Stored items

+++

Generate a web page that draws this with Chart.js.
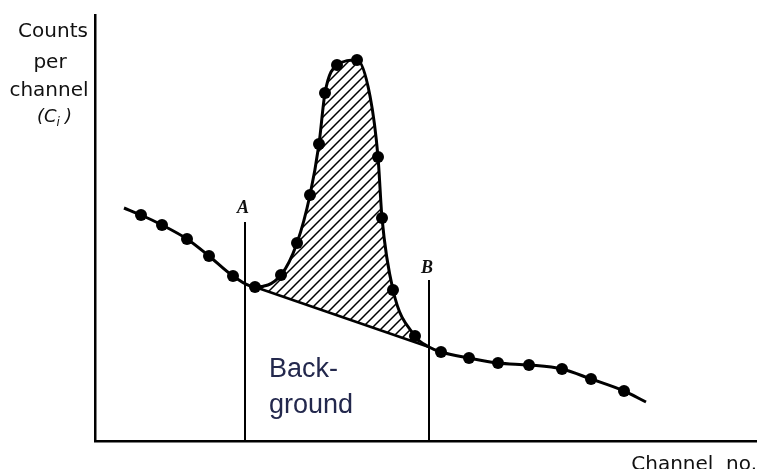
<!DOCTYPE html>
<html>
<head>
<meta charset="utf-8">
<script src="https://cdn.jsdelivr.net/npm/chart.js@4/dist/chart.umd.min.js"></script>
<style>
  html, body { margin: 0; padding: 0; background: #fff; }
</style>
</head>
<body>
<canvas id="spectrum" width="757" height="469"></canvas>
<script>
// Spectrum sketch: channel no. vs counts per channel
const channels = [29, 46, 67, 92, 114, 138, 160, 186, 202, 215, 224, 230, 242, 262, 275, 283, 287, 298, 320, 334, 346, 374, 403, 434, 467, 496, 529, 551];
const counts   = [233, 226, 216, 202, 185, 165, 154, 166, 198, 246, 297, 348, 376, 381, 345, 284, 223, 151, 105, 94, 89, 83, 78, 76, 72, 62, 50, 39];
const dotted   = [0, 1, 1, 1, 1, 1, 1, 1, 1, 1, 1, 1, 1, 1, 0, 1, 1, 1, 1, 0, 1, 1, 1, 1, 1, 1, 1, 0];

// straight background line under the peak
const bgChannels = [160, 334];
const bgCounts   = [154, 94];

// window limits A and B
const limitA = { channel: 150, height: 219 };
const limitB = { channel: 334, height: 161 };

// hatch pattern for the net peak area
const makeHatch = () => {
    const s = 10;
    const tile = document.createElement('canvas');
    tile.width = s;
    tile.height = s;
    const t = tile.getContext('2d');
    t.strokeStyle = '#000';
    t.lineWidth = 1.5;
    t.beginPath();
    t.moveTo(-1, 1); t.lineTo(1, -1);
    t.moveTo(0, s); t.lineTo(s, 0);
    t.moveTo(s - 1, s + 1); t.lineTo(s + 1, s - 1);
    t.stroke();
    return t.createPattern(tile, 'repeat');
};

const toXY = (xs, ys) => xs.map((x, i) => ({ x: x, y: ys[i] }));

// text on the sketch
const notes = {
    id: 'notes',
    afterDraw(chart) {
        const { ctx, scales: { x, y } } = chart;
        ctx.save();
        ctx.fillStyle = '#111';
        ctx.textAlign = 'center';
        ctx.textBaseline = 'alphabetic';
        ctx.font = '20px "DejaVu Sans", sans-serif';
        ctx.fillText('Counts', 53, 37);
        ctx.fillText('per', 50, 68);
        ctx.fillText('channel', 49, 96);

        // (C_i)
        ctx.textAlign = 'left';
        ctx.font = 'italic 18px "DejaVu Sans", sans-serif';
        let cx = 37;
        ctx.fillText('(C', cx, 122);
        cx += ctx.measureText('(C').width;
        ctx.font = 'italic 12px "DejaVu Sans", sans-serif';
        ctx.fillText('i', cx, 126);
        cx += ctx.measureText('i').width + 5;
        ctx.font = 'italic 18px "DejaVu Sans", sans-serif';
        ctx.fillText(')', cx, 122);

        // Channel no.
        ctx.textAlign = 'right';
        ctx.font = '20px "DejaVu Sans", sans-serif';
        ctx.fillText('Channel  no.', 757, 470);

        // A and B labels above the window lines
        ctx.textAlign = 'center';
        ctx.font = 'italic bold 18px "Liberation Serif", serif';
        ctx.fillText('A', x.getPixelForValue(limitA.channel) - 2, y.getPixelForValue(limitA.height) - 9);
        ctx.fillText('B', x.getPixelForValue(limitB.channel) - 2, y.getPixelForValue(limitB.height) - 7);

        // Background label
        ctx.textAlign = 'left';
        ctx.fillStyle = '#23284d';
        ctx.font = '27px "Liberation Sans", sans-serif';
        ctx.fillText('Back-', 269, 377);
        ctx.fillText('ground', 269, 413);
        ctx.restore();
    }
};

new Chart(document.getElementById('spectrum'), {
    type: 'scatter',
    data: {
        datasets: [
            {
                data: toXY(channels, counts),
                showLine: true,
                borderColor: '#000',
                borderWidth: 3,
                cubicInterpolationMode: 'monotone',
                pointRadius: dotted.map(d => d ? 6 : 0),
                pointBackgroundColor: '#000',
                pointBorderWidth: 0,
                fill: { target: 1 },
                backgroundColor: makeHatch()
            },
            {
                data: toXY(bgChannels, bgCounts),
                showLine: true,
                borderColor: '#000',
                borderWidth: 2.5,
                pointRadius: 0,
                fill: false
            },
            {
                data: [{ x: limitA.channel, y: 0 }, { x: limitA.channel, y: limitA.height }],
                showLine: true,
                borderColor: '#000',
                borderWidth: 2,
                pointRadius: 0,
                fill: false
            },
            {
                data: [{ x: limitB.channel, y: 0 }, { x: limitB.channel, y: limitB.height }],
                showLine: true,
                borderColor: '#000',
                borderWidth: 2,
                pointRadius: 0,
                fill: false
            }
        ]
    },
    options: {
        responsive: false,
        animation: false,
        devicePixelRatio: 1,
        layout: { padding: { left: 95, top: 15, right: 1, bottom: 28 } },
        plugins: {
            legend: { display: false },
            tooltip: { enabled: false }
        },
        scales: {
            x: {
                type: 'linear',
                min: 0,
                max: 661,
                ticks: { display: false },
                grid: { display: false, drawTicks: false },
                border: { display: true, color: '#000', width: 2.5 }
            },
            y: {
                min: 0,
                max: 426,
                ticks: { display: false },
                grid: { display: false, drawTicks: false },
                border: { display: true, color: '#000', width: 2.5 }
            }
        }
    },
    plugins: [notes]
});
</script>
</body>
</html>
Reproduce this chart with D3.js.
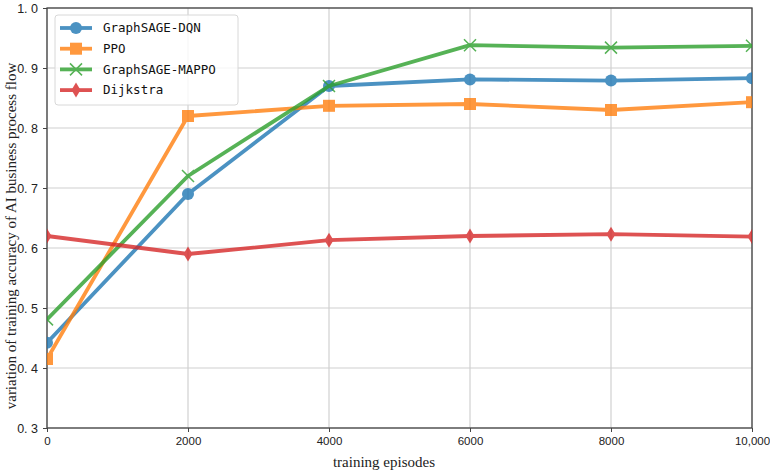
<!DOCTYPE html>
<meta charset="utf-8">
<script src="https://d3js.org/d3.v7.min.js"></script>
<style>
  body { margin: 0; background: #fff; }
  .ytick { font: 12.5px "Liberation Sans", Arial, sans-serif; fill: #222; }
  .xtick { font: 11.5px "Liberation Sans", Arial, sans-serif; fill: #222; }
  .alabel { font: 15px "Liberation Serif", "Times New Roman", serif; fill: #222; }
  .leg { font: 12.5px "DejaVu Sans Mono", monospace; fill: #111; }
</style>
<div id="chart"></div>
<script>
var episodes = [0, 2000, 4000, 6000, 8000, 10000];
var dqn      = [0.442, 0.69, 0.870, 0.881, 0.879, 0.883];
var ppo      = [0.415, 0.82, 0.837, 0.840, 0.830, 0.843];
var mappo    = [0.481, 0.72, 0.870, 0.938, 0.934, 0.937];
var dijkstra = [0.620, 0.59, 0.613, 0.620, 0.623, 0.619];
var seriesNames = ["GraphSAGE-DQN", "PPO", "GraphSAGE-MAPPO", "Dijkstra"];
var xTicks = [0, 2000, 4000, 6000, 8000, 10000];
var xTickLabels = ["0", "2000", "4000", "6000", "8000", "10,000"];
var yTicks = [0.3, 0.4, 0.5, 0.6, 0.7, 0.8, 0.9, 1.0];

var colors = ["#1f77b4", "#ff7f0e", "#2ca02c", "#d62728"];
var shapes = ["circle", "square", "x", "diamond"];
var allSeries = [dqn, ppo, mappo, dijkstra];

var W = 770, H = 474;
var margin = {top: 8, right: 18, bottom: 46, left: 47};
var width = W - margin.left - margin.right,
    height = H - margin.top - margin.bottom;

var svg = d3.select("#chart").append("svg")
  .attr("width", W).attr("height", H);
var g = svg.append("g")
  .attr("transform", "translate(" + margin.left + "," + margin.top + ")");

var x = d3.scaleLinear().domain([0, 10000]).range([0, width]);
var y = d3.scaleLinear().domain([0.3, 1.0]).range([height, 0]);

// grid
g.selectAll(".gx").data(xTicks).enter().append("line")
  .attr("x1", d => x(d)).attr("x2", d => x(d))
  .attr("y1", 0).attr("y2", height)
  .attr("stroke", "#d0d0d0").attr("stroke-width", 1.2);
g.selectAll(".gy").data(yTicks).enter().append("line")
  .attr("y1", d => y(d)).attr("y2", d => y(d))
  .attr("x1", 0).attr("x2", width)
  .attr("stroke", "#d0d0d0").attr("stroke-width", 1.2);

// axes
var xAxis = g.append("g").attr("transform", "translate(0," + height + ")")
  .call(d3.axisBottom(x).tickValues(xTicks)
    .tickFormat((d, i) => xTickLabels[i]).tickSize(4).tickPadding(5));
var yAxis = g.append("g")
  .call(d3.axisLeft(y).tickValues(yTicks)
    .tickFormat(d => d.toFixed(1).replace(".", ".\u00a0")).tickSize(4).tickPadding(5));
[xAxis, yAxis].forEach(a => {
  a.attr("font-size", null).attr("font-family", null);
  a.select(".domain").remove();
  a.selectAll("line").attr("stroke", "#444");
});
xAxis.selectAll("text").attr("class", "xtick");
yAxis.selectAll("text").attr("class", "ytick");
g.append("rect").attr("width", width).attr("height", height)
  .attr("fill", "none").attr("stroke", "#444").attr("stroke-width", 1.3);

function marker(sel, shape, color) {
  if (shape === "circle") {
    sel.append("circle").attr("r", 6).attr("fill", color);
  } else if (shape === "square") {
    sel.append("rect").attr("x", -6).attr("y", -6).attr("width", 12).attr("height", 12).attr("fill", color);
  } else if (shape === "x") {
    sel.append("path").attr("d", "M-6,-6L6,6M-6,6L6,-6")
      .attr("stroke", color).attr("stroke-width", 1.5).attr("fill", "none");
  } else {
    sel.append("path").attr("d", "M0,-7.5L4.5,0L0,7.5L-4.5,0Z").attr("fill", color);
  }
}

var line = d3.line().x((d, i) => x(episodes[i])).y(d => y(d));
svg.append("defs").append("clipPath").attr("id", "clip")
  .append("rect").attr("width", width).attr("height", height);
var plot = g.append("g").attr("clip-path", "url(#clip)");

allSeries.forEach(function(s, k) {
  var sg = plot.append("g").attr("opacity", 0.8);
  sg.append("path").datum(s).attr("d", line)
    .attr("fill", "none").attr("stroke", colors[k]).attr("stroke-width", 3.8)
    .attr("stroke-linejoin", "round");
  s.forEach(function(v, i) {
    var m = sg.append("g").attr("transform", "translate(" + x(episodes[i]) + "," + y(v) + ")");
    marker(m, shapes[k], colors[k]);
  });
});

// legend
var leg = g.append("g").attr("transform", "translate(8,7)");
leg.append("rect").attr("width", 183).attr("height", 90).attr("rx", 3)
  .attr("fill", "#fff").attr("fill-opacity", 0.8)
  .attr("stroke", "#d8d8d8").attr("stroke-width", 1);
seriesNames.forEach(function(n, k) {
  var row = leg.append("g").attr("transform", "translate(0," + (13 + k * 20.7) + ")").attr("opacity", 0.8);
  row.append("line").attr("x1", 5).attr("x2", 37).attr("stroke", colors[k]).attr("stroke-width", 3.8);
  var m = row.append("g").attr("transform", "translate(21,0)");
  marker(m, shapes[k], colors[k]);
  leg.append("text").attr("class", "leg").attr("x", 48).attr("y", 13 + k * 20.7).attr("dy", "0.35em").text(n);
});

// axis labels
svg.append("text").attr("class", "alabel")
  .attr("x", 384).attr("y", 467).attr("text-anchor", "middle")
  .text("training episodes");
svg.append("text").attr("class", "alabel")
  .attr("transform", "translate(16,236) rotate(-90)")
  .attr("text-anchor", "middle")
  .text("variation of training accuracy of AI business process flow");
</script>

+++

**Instruction**.
Of the lines in the listing, how many hold the word "this"? Nothing but the number is needed.

**Response**.
2